Aim of the task:
Copy exactly the lines from the start of the material through the line with "const ticksDefault = [0, 0.1, 0.2, 0.3, 0.4, 0.5];". Pictures stay out of the copy.

============

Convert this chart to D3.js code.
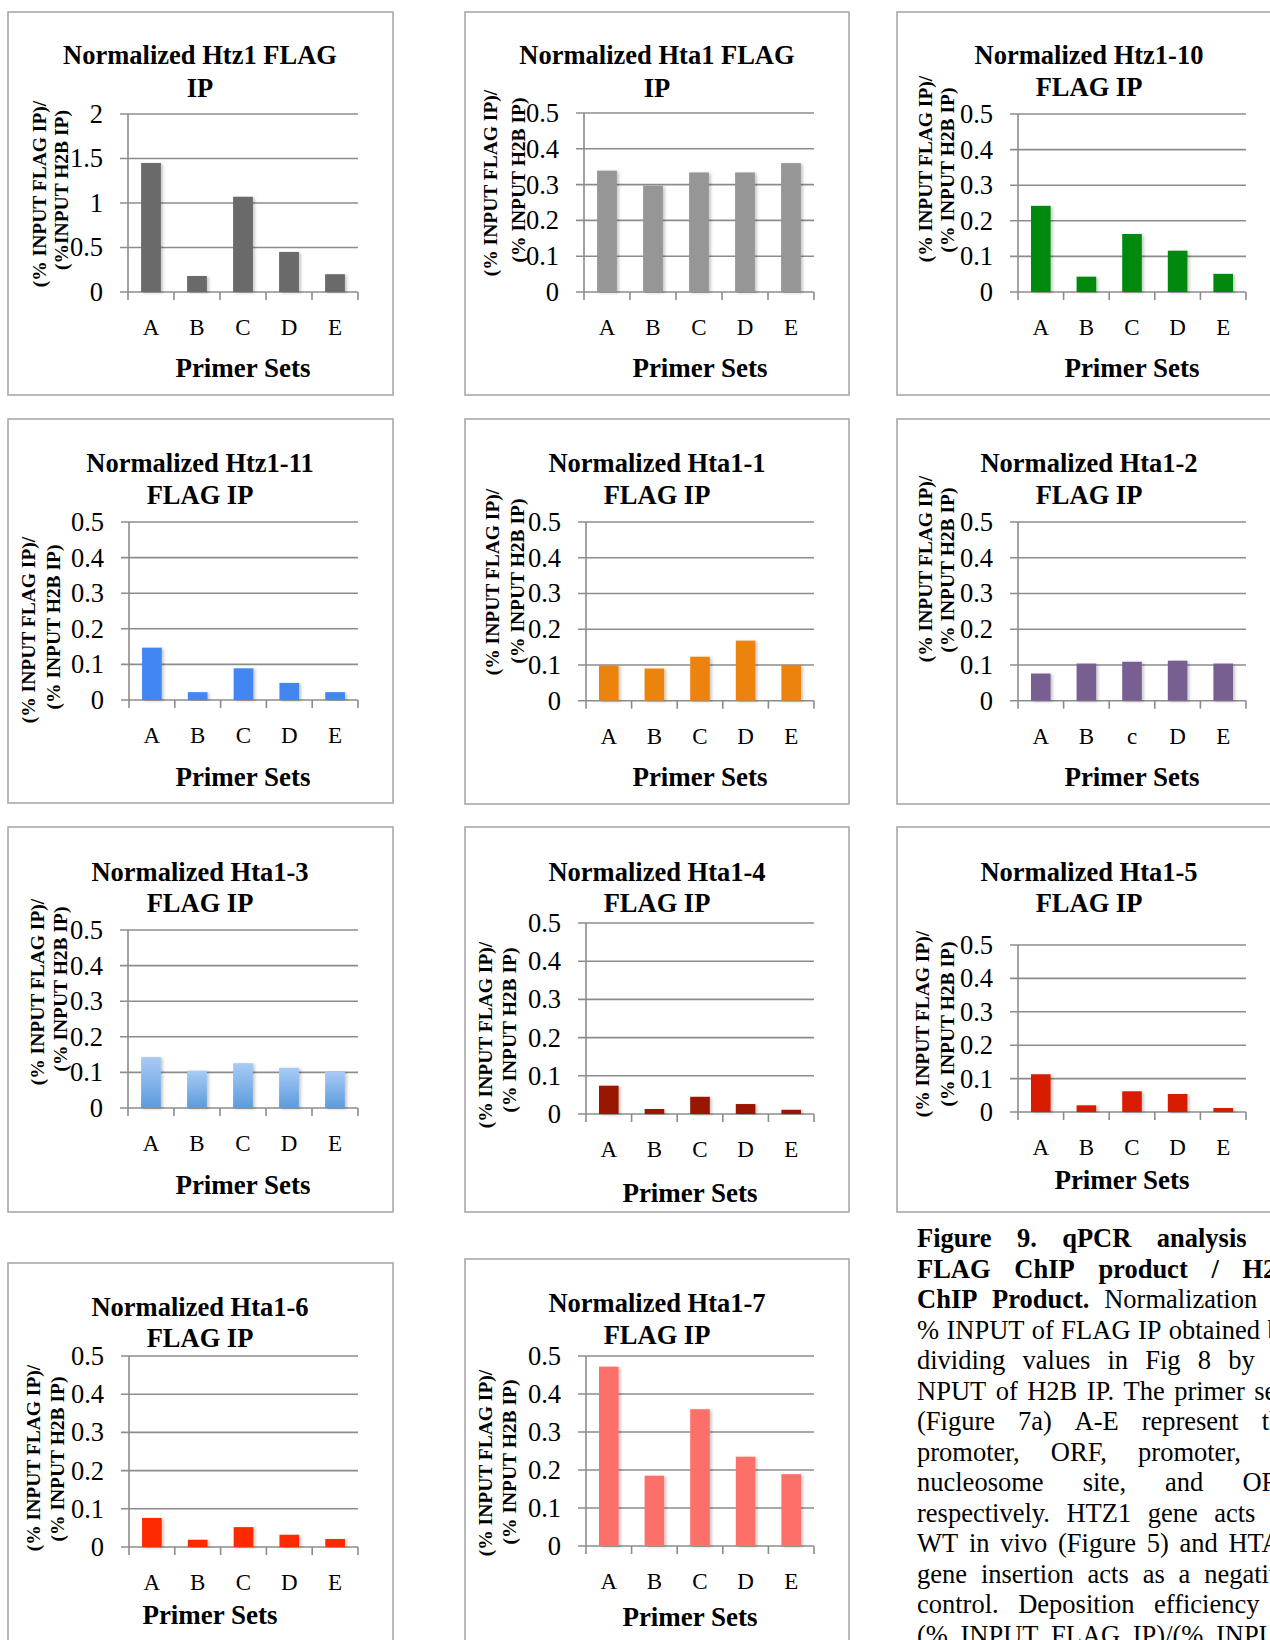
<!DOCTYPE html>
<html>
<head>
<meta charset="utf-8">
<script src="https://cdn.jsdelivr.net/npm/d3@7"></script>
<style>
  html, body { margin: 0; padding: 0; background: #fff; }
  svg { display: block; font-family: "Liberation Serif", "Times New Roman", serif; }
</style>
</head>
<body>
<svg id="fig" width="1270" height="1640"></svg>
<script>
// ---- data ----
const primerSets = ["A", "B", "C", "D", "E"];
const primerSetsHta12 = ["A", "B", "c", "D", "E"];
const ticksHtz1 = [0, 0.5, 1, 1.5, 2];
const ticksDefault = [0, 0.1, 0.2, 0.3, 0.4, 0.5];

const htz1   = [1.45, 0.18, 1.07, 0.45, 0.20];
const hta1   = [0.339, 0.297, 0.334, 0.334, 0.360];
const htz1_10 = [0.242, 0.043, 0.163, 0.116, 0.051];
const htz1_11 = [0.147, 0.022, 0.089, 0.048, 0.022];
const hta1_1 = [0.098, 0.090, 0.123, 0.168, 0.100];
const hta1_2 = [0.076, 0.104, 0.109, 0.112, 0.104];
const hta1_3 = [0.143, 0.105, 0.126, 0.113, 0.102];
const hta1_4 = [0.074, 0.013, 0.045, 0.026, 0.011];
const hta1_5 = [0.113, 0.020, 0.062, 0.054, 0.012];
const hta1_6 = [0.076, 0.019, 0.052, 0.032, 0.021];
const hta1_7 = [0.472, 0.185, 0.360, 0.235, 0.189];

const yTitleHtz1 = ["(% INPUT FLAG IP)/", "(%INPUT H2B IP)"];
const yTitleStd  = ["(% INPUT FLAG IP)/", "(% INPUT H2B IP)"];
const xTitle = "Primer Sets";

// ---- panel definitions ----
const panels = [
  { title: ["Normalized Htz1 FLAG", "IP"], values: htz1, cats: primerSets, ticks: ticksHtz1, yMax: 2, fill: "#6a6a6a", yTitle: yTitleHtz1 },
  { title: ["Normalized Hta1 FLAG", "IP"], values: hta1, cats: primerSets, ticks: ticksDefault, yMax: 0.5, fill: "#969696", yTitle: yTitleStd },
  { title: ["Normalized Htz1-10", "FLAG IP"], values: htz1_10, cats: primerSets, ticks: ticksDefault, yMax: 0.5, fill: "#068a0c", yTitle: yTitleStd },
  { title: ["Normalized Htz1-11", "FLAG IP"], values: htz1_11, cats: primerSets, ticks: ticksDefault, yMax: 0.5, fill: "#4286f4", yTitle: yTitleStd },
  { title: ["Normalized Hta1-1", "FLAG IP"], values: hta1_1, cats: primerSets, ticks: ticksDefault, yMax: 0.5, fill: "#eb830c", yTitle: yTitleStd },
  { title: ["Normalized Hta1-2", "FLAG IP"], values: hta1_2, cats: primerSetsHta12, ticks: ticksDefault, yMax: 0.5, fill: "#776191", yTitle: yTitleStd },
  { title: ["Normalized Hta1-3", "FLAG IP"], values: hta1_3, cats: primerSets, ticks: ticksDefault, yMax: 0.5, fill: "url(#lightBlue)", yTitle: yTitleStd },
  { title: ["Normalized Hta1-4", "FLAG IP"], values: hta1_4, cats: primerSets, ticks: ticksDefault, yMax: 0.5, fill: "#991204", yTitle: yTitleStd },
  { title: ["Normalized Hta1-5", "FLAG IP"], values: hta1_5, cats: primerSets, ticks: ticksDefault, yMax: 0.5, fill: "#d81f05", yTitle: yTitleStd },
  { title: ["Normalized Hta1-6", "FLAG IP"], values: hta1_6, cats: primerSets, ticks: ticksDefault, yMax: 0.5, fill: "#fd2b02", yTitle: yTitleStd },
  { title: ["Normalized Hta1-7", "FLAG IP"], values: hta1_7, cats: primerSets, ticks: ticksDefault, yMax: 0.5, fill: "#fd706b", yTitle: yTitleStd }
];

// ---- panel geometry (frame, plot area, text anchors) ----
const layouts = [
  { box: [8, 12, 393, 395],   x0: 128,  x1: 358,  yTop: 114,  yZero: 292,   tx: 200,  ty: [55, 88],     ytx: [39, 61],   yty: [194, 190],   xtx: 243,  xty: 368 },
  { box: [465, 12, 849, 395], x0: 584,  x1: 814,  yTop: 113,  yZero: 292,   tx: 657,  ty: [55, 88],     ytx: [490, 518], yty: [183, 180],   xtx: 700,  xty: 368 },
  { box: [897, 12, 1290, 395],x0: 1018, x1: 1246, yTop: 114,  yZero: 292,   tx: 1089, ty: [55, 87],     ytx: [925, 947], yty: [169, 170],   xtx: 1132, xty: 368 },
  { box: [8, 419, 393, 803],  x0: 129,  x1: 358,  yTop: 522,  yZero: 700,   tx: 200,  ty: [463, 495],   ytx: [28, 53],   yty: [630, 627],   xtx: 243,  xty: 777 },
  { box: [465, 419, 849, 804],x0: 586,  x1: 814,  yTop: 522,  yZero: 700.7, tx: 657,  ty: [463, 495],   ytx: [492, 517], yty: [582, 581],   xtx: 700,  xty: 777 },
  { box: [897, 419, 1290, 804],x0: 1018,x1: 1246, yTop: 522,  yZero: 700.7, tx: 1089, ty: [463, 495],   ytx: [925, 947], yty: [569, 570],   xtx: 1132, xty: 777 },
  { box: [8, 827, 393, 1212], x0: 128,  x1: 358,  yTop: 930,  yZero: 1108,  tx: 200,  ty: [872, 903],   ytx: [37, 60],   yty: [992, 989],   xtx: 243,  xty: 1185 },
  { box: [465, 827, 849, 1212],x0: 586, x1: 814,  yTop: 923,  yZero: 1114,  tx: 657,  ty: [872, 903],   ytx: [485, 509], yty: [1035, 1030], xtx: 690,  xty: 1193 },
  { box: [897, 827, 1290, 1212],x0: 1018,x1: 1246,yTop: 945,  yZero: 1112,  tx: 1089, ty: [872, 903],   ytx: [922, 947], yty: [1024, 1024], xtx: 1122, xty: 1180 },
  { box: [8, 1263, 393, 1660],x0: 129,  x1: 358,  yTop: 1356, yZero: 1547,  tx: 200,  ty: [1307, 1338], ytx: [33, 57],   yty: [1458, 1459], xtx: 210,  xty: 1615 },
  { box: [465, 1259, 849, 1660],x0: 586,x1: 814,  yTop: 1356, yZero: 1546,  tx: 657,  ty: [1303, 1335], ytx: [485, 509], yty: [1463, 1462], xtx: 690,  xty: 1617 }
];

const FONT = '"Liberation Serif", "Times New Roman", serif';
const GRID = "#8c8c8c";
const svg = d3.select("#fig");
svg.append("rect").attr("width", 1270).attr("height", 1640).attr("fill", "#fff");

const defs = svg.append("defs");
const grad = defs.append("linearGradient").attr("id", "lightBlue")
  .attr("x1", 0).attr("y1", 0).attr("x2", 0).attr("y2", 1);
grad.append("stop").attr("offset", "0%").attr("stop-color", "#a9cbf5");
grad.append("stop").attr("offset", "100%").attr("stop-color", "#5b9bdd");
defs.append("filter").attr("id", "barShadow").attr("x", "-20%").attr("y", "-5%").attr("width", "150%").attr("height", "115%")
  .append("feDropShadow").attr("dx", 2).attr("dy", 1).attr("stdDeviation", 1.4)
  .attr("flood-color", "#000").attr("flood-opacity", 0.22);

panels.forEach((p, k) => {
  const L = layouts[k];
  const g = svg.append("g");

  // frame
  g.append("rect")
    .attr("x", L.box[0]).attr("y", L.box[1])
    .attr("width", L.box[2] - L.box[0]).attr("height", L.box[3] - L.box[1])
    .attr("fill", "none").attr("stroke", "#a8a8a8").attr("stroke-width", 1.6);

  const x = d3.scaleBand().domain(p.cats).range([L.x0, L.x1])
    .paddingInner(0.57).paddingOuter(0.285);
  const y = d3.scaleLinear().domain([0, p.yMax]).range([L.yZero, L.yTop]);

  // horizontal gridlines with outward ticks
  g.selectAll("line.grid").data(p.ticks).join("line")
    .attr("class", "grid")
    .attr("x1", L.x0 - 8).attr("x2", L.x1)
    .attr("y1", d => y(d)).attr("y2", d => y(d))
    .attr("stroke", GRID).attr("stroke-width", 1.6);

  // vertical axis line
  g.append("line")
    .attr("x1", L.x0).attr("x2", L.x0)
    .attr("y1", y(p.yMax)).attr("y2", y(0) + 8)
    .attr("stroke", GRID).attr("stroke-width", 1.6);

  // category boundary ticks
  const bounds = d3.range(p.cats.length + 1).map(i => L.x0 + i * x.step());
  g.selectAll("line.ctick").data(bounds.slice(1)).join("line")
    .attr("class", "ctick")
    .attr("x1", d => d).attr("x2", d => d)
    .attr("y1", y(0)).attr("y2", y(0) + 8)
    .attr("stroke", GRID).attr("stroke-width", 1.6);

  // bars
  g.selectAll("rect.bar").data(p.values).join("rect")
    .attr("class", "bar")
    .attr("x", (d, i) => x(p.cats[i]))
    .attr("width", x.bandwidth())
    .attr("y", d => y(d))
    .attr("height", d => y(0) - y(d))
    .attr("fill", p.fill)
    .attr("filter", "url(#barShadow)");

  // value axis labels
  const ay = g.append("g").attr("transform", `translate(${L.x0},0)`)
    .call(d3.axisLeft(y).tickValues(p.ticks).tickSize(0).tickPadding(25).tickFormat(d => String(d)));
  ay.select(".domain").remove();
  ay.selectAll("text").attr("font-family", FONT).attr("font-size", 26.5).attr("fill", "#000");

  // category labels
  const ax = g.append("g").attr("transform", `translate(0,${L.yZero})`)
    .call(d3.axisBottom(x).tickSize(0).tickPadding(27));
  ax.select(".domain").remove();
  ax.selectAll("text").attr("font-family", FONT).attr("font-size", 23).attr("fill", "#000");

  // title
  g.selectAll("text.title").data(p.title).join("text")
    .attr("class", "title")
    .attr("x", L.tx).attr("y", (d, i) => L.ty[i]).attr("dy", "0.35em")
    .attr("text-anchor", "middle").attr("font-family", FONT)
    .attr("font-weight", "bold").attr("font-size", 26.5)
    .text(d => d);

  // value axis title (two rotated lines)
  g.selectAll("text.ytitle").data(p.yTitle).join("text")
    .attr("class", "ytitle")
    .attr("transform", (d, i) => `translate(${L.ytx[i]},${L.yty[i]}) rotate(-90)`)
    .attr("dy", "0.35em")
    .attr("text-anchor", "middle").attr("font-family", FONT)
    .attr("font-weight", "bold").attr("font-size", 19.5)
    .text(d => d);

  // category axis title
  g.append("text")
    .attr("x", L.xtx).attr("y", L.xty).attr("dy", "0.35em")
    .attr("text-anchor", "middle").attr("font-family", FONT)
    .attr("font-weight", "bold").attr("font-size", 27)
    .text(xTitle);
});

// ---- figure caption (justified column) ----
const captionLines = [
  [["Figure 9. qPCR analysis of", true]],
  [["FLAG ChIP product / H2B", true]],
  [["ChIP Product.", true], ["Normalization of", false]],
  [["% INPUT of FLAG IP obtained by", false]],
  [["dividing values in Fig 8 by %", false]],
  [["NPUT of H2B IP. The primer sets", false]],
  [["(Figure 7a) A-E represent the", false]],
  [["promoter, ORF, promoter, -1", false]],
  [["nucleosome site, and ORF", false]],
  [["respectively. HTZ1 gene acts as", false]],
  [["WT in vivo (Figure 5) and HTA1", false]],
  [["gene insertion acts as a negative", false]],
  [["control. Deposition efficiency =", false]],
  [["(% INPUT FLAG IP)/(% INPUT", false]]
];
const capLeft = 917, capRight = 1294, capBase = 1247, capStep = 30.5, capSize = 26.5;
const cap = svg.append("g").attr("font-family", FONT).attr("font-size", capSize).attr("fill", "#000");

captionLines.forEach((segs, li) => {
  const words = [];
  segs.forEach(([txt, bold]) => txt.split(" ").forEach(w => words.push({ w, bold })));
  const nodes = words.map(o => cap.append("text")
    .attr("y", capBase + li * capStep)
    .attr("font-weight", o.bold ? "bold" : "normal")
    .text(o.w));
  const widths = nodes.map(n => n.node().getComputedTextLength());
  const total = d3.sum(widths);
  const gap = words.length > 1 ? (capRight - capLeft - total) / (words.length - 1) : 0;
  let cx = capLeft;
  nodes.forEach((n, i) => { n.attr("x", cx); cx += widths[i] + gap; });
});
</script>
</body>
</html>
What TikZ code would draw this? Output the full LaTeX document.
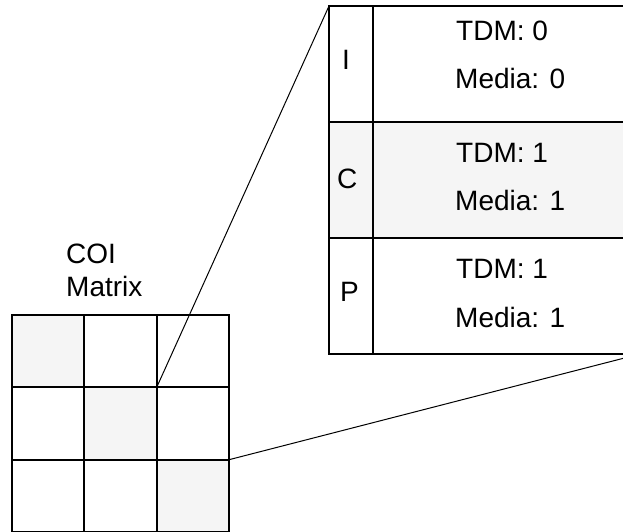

============

Response for this exercise:
Convert this chart to D3.js code.
<!DOCTYPE html>
<html>
<head>
<meta charset="utf-8">
<script src="https://cdn.jsdelivr.net/npm/d3@7"></script>
<style>
  html, body { margin: 0; padding: 0; background: #fff; }
  svg { display: block; font-family: "Liberation Serif", "Times New Roman", serif; }
</style>
</head>
<body>
<svg id="fig" width="1270" height="1640"></svg>
<script>
// ---- data ----
const primerSets = ["A", "B", "C", "D", "E"];
const primerSetsHta12 = ["A", "B", "c", "D", "E"];
const ticksHtz1 = [0, 0.5, 1, 1.5, 2];
const ticksDefault = [0, 0.1, 0.2, 0.3, 0.4, 0.5];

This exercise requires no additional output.